Sixty-five percent of Anthropic’s own product team’s code now gets generated through an internal agentic Slack workflow. That figure, disclosed by Anthropic in its announcement of Claude Tag, is the clearest signal yet that the company is betting on ambient, team-wide AI participation rather than individual chat sessions as the default mode of work.

Claude Tag is a Slack integration that lets any member of a channel assign tasks to Claude by mentioning @Claude directly. Unlike single-session tools where each conversation starts cold, Claude Tag maintains memory scoped to its assigned channels. It builds context as conversations happen around it, retaining what it needs to perform follow-up tasks without requiring users to re-brief it each time.

The architecture has three features that separate it from prior Slack bots and even from Claude’s own existing integrations. First, a single Claude instance per channel means every team member interacts with the same persistent agent, not isolated per-user sessions. Anyone can pick up a task thread where someone else left off. Second, ambient mode lets Claude proactively surface updates and flag stalled threads without waiting to be tagged. Third, Claude can schedule work autonomously across hours or days, running tasks in parallel for multiple requesters.
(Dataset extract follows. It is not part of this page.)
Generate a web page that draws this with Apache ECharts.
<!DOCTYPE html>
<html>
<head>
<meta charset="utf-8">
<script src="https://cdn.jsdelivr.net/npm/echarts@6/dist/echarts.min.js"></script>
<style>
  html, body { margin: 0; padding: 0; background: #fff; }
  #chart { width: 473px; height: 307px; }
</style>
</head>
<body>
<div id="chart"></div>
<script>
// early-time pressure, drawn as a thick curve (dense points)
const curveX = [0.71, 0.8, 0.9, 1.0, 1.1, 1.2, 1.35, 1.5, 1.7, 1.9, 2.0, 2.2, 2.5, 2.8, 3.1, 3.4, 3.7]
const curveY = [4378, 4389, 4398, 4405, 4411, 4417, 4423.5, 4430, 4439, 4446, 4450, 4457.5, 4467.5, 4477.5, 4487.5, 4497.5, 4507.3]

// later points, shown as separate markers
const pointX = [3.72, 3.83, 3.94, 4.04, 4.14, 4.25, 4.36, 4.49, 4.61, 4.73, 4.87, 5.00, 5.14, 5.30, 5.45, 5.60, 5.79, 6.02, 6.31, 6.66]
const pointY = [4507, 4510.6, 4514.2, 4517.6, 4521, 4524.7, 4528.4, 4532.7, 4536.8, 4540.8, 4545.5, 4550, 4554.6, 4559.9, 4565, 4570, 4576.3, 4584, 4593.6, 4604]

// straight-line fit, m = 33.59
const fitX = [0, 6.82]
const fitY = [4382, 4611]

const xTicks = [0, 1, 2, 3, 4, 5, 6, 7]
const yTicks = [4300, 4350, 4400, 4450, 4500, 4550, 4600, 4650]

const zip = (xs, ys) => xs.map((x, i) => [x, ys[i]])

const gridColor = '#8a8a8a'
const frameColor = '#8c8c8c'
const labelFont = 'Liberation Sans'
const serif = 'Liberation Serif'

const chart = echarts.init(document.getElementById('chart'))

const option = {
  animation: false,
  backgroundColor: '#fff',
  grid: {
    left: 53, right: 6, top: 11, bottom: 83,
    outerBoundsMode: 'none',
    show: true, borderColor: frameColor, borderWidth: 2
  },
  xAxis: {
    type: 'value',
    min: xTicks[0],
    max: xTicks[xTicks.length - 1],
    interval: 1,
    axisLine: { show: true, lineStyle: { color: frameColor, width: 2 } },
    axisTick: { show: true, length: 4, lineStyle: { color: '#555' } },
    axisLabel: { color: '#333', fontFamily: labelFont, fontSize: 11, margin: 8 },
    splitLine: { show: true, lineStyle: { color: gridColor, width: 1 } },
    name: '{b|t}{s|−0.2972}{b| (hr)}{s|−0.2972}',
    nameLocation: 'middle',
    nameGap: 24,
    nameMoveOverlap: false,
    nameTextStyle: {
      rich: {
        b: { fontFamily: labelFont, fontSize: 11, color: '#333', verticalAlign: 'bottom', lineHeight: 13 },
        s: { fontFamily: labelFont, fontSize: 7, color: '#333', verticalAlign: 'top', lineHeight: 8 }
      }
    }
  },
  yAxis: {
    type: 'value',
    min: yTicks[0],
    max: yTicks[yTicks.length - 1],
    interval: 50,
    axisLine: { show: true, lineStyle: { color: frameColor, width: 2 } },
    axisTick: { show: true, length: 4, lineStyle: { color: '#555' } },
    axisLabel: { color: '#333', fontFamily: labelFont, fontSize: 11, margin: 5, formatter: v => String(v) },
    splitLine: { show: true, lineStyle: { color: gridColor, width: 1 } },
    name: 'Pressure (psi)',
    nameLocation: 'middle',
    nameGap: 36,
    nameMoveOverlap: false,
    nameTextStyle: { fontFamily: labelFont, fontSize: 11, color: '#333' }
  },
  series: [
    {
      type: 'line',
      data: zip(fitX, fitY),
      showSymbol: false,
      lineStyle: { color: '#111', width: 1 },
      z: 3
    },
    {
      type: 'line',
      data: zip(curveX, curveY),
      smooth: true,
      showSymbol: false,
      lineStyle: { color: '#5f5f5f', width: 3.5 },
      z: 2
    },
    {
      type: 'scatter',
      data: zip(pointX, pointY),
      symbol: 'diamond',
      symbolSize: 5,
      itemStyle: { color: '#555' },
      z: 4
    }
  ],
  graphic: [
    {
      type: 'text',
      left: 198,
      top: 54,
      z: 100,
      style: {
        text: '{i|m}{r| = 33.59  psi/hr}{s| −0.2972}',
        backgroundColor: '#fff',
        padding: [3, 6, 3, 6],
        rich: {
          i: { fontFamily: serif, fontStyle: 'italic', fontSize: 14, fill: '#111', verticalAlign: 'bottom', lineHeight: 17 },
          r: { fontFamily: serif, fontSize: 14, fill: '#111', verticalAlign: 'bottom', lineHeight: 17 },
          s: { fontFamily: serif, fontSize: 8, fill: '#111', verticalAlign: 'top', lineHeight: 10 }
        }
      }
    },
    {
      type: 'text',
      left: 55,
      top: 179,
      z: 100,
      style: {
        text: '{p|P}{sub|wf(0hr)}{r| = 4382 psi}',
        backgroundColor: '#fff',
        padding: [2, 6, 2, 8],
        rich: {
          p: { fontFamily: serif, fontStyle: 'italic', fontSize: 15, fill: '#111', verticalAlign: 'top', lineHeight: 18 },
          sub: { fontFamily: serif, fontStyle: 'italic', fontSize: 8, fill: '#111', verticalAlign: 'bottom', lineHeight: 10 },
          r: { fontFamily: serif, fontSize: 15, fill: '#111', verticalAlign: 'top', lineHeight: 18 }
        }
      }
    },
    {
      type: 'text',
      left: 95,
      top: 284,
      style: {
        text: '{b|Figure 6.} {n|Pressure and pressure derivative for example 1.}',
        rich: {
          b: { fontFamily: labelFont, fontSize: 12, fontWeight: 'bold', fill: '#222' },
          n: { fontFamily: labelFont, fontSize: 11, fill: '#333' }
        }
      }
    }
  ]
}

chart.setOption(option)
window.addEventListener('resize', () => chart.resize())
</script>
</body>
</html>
Anthropic positions Claude Tag as an evolution of Claude Code, its existing autonomous coding product, made collaborative. Where Claude Code handles individual developer tasks, Claude Tag is designed for organizational workflow: the announcement describes use cases including product metrics analysis, support ticket processing, and root-cause investigation, not just code generation.

The access model matters here. Claude Tag replaces Anthropic’s existing Claude in Slack app, and Anthropic is offering a launch credit to eligible Enterprise and Team organizations to lower the cost of initial adoption. Administrators control access channel-by-channel, with separate memory scopes per channel so a Claude set up for sales cannot share memories or data access with one configured for engineering. Token spend limits are configurable at the organization and channel level, and a full activity log is available. This is an access model designed for legal and compliance teams to approve, not just engineers.

The critical question for builders evaluating this is whether persistent channel memory holds up over weeks of high-volume usage. Anthropic has not disclosed how memory is retained, compressed, or bounded. Products that rely on Claude Tag for workflows that span months will need to test degradation behavior before treating it as a production dependency.

The competitive framing is worth noting. Microsoft 365 Copilot has offered persistent Slack and Teams integrations for some time, and OpenAI’s GPT integrations have appeared inside Slack through various third-party channels. Claude Tag’s differentiation is the explicit multi-user collaboration layer and the asynchronous task scheduling, which goes further than most existing Slack AI integrations in treating the channel itself as the unit of work rather than the individual conversation.

Claude Tag launches in beta for Claude Enterprise and Team customers today, running on Opus 4.8. Administrators have a 30-day window to migrate from the legacy Slack app.

Teams building internal tooling on top of Claude should evaluate whether Claude Tag’s channel-scoped memory model fits their access control requirements before committing to the migration, particularly in organizations where data separation between departments is a compliance requirement, not a preference.

Announced by Anthropic on June 24, 2026, at anthropic.com/news/introducing-claude-tag.